Sharm el Sheikh is popular among both domestic and foreign tourists drawn to the city’s beaches, crystal-clear water and temperate climate along the Red Sea.
British Foreign Secretary Philip Hammond said late Wednesday that while the investigation is ongoing, there was a "significant possibility" the crash was caused by a bomb, and Britain was suspending flights to and from the Sinai resort city, the plane's origin, indefinitely.
Early this morning Egyptian authorities fired back at those comments, saying they "have to move quickly to stop these allegations."
"This is only meant to hurt tourism and strike economy," Egyptian Gen.

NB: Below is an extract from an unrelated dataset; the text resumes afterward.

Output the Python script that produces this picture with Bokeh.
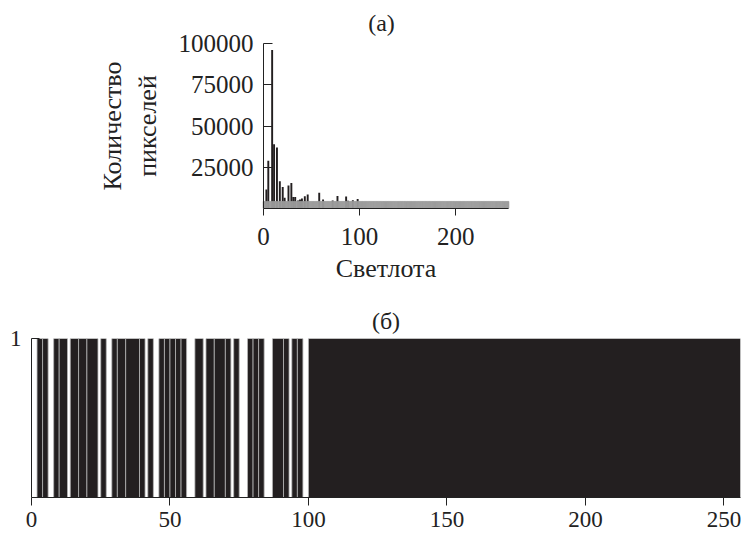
from bokeh.plotting import figure
from bokeh.layouts import column
from bokeh.models import Range1d, ColumnDataSource, LinearAxis, Label
from bokeh.embed import file_html
from bokeh.resources import INLINE

# ---------------- data ----------------
levels = list(range(256))

# (а) histogram: levels with visible counts and their counts
hist_levels = [3, 5, 9, 11, 14, 17, 20, 22, 26, 29, 31, 33, 36, 38, 40, 43, 46,
               58, 62, 72, 77, 86, 88, 93, 98]
hist_counts = [11500, 29000, 96000, 39000, 37000, 16500, 13000, 6500, 14000,
               15500, 7000, 7000, 4800, 5500, 6000, 7500, 8500, 9500, 5500,
               4800, 7600, 7300, 4700, 5000, 5800]
gray_floor = 4300  # small count present at every level (grey strip)

# (б) occupancy: segments of levels (inclusive) whose value is 1
occupied_runs = [(2, 3), (4, 5), (8, 9), (10, 12), (14, 16), (17, 19),
                 (20, 23), (25, 26), (29, 30), (31, 33), (34, 38), (39, 40),
                 (42, 43), (46, 47), (48, 49), (50, 51), (52, 53), (54, 55),
                 (59, 61), (63, 65), (66, 69), (70, 71), (73, 74), (78, 79),
                 (80, 81), (82, 83), (87, 90), (91, 92), (94, 95), (96, 97),
                 (100, 255)]

x_ticks_a = [0, 100, 200]
y_ticks_a = [25000, 50000, 75000, 100000]
y_tick_labels_a = ["25000", "50000", "75000", "100000"]
x_ticks_b = [0, 50, 100, 150, 200, 250]
y_ticks_b = [1]

title_a = "(а)"
title_b = "(б)"
xlabel_a = "Светлота"
ylabel_a = "Количество\nпикселей"

FONT = "Liberation Serif"
BAR = "#231f20"
GREY = "#9c9c9c"
INK = "#222222"

# ---------------- (а) ----------------
# frame spans the full width like (б); the ranges are padded so that
# levels 0..255 and counts 0..100000 sit where the original shows them
K = 245 / 255.0            # px per level
V = 165 / 100000.0         # px per count
p1 = figure(width=743, height=300,
            x_range=Range1d(-(263 - 31) / K, 255 + (740 - 508) / K),
            y_range=Range1d(0, 100000 + (43 - 10) / V), output_backend="svg",
            toolbar_location=None, y_axis_location=None,
            min_border_left=31, min_border_right=3,
            min_border_top=10, min_border_bottom=92)
p1.vbar(x=hist_levels, top=hist_counts, width=2, bottom=0,
        fill_color=BAR, line_color=None)
p1.vbar(x=levels, top=gray_floor, width=1, bottom=0,
        fill_color=GREY, line_color=GREY, line_width=0.6)

yax = LinearAxis(fixed_location=0, ticker=y_ticks_a,
                 major_label_overrides=dict(zip(y_ticks_a, y_tick_labels_a)),
                 axis_label=ylabel_a, bounds=(0, 100000))
p1.add_layout(yax, "left")

p1.add_layout(Label(x=(381 - 263) / K, y=(208 - 22) / V, text=title_a,
                    text_font=FONT, text_font_size="24px", text_color=INK,
                    text_align="center", text_baseline="middle"))

p1.xaxis.ticker = x_ticks_a
p1.xaxis.bounds = (0, 255)
p1.xaxis.axis_label = xlabel_a
for ax in (p1.xaxis[0], yax):
    ax.major_label_text_font = FONT
    ax.major_label_text_font_size = "25px"
    ax.major_label_text_color = INK
    ax.axis_label_text_font = FONT
    ax.axis_label_text_font_size = "26px"
    ax.axis_label_text_font_style = "normal"
    ax.axis_label_text_color = INK
    ax.minor_tick_line_color = None
    ax.axis_line_color = INK
    ax.major_tick_line_color = INK
p1.xaxis.major_tick_in = 0
p1.xaxis.major_tick_out = 7
p1.xaxis.major_label_standoff = 12
p1.xaxis.axis_label_standoff = 6
yax.major_tick_in = 9
yax.major_tick_out = 0
yax.major_label_standoff = 10
yax.axis_label_standoff = 14
p1.grid.visible = False
p1.outline_line_color = None

# ---------------- (б) ----------------
run_src = ColumnDataSource(dict(
    left=[r[0] for r in occupied_runs],
    right=[r[1] + 1 for r in occupied_runs],
))
p2 = figure(width=743, height=240, x_range=Range1d(0, 256),
            y_range=Range1d(0, 1), output_backend="svg",
            toolbar_location=None, min_border_left=31, min_border_right=3,
            min_border_top=34, min_border_bottom=43, title=title_b)
p2.quad(left="left", right="right", bottom=0, top=1, source=run_src,
        fill_color=BAR, line_color="#b5b5b5", line_width=0.8)

p2.title.align = "center"
p2.title.text_font = FONT
p2.title.text_font_style = "normal"
p2.title.text_font_size = "24px"
p2.title.text_color = INK

p2.xaxis.ticker = x_ticks_b
p2.yaxis.ticker = y_ticks_b
for ax in (p2.xaxis[0], p2.yaxis[0]):
    ax.major_label_text_font = FONT
    ax.major_label_text_font_size = "23px"
    ax.major_label_text_color = INK
    ax.minor_tick_line_color = None
    ax.axis_line_color = INK
    ax.major_tick_line_color = INK
p2.xaxis.major_tick_in = 0
p2.xaxis.major_tick_out = 8
p2.xaxis.major_label_standoff = 6
p2.yaxis.major_tick_in = 8
p2.yaxis.major_tick_out = 0
p2.yaxis.major_label_standoff = 10
p2.grid.visible = False
p2.outline_line_color = None

layout = column(p1, p2)
open("out.html", "w").write(file_html(layout, INLINE))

Khaled Fouda, the governor of South Sinai, said. "We have to wait for the results of the black box and those who don't want to wait are biased."
When British Prime Minister David Cameron was asked whether the British had access to information that others didn’t, as the U.K. was the only country taking such action, he replied: "My role is to act in the right way to keep British citizens safe and secure and to put their security first. I act on the basis of intelligence I receive and advice that I get. Of course, I cannot be sure, my experts cannot be sure that it was a terrorist bomb that brought down that Russian plane.
“But if the intelligence is and the judgment is that is a more likely than not outcome, then I think it’s right to act in the way that I did."
U.S. Defense Secretary Ash Carter told ABC News overnight that a bomb is a "possible reason" for the crash, but said he "understand[s] that there are other hypotheses."
The plane's black boxes are still being analyzed.